Set exercise: Each line of the data that includes the string "this" is to be copied out.

Supplied records:

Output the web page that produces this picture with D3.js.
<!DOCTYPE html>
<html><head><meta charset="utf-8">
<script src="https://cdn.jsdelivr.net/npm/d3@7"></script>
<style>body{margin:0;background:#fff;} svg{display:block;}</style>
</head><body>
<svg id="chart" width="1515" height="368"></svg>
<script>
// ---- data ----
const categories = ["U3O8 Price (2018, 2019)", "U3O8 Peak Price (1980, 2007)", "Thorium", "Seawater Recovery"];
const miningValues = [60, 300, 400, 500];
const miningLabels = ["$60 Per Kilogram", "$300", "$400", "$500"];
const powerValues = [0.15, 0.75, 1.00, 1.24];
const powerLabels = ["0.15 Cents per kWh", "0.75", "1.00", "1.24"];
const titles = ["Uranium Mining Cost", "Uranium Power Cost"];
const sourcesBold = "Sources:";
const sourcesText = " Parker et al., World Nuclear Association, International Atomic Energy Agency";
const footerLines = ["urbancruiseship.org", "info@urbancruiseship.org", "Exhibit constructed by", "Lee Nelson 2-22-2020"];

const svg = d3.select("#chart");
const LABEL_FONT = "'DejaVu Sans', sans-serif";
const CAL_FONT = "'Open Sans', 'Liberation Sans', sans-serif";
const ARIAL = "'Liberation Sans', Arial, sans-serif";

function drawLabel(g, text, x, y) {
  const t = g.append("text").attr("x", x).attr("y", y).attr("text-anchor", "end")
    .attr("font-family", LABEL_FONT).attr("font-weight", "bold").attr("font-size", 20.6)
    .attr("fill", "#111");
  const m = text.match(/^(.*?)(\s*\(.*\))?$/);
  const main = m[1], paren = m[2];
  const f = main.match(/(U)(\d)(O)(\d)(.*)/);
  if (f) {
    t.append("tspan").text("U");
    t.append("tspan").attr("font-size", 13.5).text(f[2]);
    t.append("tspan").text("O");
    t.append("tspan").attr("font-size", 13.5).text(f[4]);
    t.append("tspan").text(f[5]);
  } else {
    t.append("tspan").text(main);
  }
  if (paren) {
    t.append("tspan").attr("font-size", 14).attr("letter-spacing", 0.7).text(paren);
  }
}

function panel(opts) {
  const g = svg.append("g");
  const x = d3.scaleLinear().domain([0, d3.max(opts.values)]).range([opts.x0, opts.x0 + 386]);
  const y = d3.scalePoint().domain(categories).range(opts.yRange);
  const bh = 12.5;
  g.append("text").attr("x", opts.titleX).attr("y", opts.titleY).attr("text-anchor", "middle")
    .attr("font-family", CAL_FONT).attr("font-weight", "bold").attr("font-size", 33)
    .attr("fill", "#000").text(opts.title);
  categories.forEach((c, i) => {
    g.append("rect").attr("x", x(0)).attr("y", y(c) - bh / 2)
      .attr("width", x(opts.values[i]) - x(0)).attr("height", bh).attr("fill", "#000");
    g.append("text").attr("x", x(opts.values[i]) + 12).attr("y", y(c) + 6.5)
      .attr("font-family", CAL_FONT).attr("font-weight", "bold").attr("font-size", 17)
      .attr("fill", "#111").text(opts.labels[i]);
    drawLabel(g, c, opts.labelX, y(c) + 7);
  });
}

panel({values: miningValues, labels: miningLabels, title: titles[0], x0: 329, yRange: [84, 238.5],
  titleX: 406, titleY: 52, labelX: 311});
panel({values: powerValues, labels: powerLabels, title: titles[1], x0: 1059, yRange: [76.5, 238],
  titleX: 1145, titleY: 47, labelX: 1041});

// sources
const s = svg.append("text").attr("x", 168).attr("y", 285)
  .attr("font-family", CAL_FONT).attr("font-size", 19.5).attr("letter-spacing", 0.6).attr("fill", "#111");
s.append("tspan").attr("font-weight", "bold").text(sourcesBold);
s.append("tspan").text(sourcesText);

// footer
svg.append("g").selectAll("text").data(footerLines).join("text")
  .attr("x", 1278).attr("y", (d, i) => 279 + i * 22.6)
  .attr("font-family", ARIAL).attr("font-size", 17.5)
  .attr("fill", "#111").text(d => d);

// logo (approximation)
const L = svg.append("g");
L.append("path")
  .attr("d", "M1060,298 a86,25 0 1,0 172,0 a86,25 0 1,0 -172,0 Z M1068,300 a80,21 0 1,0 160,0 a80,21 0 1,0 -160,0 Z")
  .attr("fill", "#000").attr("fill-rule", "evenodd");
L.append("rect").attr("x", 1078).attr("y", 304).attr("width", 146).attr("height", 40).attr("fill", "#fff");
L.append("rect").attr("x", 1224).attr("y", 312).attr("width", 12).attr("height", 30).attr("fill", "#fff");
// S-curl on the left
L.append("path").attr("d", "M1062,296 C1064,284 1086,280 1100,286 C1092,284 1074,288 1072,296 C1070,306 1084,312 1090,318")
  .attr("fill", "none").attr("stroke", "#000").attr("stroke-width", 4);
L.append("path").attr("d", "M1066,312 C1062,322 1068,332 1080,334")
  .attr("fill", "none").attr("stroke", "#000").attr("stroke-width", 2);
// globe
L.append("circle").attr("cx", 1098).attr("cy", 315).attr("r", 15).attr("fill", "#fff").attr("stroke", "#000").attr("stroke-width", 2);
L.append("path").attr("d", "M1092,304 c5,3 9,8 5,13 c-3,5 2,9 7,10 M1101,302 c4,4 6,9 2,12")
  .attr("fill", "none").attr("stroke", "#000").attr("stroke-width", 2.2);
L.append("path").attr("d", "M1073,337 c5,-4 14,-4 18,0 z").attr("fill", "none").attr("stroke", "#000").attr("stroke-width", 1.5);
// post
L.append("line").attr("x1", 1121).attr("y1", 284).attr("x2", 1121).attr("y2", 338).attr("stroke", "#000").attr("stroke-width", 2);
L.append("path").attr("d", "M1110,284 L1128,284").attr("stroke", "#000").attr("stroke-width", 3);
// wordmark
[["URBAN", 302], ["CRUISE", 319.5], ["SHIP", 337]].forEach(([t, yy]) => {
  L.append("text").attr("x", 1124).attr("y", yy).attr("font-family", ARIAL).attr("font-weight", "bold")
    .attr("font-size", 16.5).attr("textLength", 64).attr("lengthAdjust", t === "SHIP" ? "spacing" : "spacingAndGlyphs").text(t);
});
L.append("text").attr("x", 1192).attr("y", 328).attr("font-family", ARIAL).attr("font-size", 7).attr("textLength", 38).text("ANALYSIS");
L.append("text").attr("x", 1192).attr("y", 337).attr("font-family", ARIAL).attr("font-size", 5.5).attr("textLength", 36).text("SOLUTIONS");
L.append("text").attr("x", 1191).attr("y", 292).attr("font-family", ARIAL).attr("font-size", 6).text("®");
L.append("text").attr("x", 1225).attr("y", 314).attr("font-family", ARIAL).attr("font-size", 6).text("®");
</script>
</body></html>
--
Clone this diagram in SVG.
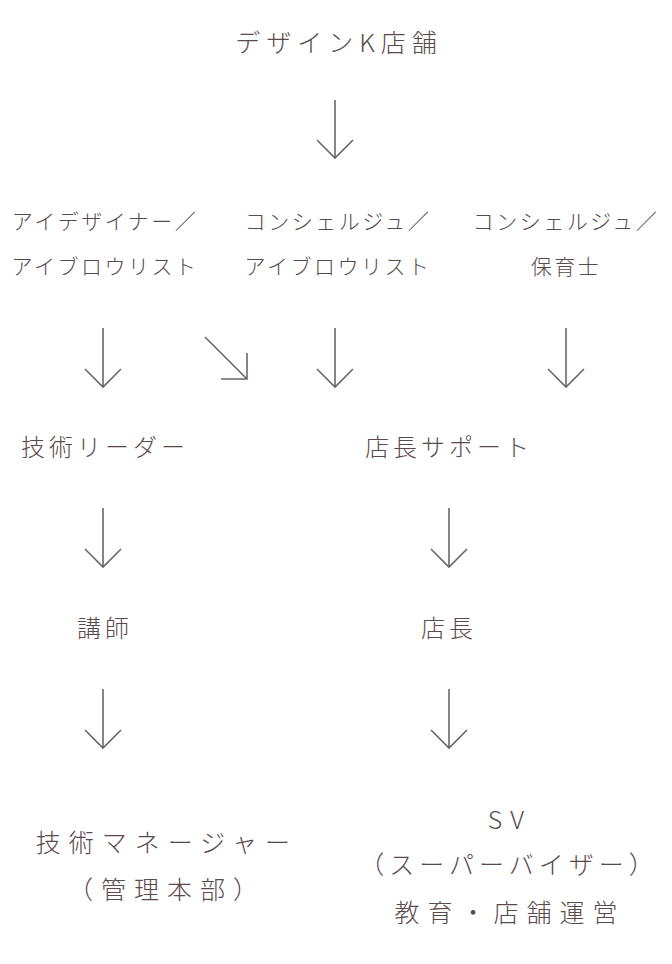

The solution:
Output the web page that produces this picture with D3.js.
Clone this diagram in SVG.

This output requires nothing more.